- Work required -
Quote each line of the material verbatim, without the pictures.

— Start of Data segment —

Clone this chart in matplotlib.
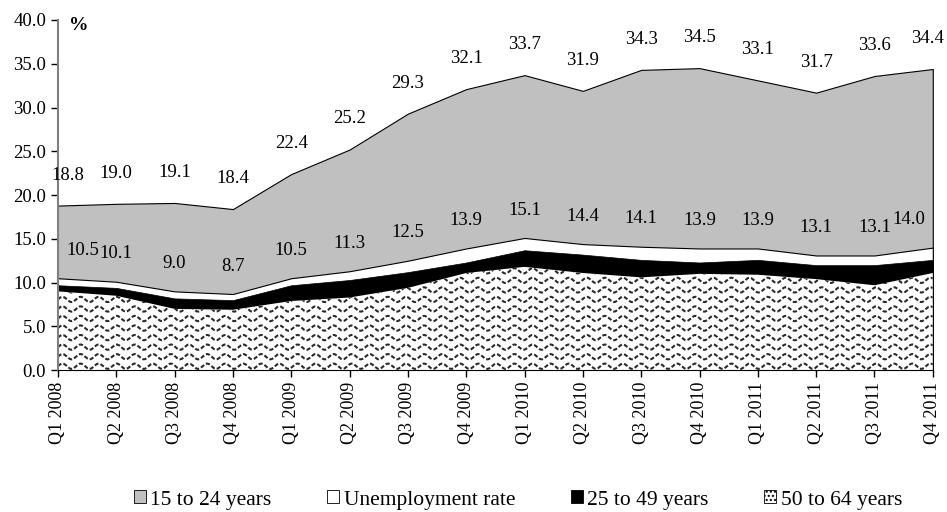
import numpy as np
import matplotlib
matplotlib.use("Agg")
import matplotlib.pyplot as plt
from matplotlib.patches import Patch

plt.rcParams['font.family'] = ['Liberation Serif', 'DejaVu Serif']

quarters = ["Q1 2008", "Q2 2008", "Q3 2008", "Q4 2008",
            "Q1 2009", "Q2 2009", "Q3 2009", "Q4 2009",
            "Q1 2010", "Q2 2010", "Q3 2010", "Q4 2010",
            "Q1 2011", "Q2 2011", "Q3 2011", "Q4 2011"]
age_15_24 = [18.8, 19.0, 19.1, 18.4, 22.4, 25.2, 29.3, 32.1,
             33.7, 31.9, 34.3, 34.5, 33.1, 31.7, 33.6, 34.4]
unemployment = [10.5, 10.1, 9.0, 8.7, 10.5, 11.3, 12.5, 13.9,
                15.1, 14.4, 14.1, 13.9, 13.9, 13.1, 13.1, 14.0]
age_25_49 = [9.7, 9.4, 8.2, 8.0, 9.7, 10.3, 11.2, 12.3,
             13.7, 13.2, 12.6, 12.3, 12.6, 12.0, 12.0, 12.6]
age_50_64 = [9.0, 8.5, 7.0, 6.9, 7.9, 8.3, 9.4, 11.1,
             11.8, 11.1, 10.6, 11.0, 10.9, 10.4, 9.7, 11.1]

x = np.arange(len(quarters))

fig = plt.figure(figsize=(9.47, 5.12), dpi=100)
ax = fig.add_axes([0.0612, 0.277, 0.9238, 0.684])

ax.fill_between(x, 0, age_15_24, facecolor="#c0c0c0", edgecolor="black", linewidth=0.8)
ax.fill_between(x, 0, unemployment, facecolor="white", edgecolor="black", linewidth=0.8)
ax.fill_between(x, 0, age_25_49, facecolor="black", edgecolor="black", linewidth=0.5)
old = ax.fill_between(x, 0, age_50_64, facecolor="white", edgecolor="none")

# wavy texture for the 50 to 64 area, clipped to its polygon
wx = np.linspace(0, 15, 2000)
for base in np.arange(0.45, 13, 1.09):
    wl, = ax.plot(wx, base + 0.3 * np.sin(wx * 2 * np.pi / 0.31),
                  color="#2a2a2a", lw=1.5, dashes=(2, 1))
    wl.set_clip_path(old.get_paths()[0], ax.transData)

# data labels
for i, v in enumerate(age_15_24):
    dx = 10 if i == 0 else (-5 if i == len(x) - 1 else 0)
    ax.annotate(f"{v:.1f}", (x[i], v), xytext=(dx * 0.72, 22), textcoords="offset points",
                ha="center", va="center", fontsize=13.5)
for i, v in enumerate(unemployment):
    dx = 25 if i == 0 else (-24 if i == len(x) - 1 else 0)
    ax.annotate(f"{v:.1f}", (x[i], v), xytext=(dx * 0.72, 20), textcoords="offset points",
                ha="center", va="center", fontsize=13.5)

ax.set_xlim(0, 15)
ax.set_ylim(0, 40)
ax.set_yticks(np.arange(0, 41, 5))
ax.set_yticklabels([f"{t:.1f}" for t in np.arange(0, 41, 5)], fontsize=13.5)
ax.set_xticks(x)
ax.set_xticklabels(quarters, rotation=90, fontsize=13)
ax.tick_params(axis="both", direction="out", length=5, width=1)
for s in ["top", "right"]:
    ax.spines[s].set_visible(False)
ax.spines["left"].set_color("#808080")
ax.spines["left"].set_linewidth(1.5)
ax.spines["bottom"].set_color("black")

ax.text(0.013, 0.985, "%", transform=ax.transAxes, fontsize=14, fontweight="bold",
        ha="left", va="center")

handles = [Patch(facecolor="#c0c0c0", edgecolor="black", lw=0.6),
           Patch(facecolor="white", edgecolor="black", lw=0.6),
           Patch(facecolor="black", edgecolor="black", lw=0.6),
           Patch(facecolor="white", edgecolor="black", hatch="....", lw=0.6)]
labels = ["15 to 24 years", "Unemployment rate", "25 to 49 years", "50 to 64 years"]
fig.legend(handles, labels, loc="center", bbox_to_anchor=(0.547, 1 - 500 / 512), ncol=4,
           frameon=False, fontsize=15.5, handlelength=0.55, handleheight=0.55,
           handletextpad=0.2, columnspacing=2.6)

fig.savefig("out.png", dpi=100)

— End of Data segment —

- Right answer -
Clone this chart in matplotlib.
import numpy as np
import matplotlib
matplotlib.use("Agg")
import matplotlib.pyplot as plt
from matplotlib.patches import Patch

plt.rcParams['font.family'] = ['Liberation Serif', 'DejaVu Serif']

quarters = ["Q1 2008", "Q2 2008", "Q3 2008", "Q4 2008",
            "Q1 2009", "Q2 2009", "Q3 2009", "Q4 2009",
            "Q1 2010", "Q2 2010", "Q3 2010", "Q4 2010",
            "Q1 2011", "Q2 2011", "Q3 2011", "Q4 2011"]
age_15_24 = [18.8, 19.0, 19.1, 18.4, 22.4, 25.2, 29.3, 32.1,
             33.7, 31.9, 34.3, 34.5, 33.1, 31.7, 33.6, 34.4]
unemployment = [10.5, 10.1, 9.0, 8.7, 10.5, 11.3, 12.5, 13.9,
                15.1, 14.4, 14.1, 13.9, 13.9, 13.1, 13.1, 14.0]
age_25_49 = [9.7, 9.4, 8.2, 8.0, 9.7, 10.3, 11.2, 12.3,
             13.7, 13.2, 12.6, 12.3, 12.6, 12.0, 12.0, 12.6]
age_50_64 = [9.0, 8.5, 7.0, 6.9, 7.9, 8.3, 9.4, 11.1,
             11.8, 11.1, 10.6, 11.0, 10.9, 10.4, 9.7, 11.1]

x = np.arange(len(quarters))

fig = plt.figure(figsize=(9.47, 5.12), dpi=100)
ax = fig.add_axes([0.0612, 0.277, 0.9238, 0.684])

ax.fill_between(x, 0, age_15_24, facecolor="#c0c0c0", edgecolor="black", linewidth=0.8)
ax.fill_between(x, 0, unemployment, facecolor="white", edgecolor="black", linewidth=0.8)
ax.fill_between(x, 0, age_25_49, facecolor="black", edgecolor="black", linewidth=0.5)
old = ax.fill_between(x, 0, age_50_64, facecolor="white", edgecolor="none")

# wavy texture for the 50 to 64 area, clipped to its polygon
wx = np.linspace(0, 15, 2000)
for base in np.arange(0.45, 13, 1.09):
    wl, = ax.plot(wx, base + 0.3 * np.sin(wx * 2 * np.pi / 0.31),
                  color="#2a2a2a", lw=1.5, dashes=(2, 1))
    wl.set_clip_path(old.get_paths()[0], ax.transData)

# data labels
for i, v in enumerate(age_15_24):
    dx = 10 if i == 0 else (-5 if i == len(x) - 1 else 0)
    ax.annotate(f"{v:.1f}", (x[i], v), xytext=(dx * 0.72, 22), textcoords="offset points",
                ha="center", va="center", fontsize=13.5)
for i, v in enumerate(unemployment):
    dx = 25 if i == 0 else (-24 if i == len(x) - 1 else 0)
    ax.annotate(f"{v:.1f}", (x[i], v), xytext=(dx * 0.72, 20), textcoords="offset points",
                ha="center", va="center", fontsize=13.5)

ax.set_xlim(0, 15)
ax.set_ylim(0, 40)
ax.set_yticks(np.arange(0, 41, 5))
ax.set_yticklabels([f"{t:.1f}" for t in np.arange(0, 41, 5)], fontsize=13.5)
ax.set_xticks(x)
ax.set_xticklabels(quarters, rotation=90, fontsize=13)
ax.tick_params(axis="both", direction="out", length=5, width=1)
for s in ["top", "right"]:
    ax.spines[s].set_visible(False)
ax.spines["left"].set_color("#808080")
ax.spines["left"].set_linewidth(1.5)
ax.spines["bottom"].set_color("black")

ax.text(0.013, 0.985, "%", transform=ax.transAxes, fontsize=14, fontweight="bold",
        ha="left", va="center")

handles = [Patch(facecolor="#c0c0c0", edgecolor="black", lw=0.6),
           Patch(facecolor="white", edgecolor="black", lw=0.6),
           Patch(facecolor="black", edgecolor="black", lw=0.6),
           Patch(facecolor="white", edgecolor="black", hatch="....", lw=0.6)]
labels = ["15 to 24 years", "Unemployment rate", "25 to 49 years", "50 to 64 years"]
fig.legend(handles, labels, loc="center", bbox_to_anchor=(0.547, 1 - 500 / 512), ncol=4,
           frameon=False, fontsize=15.5, handlelength=0.55, handleheight=0.55,
           handletextpad=0.2, columnspacing=2.6)

fig.savefig("out.png", dpi=100)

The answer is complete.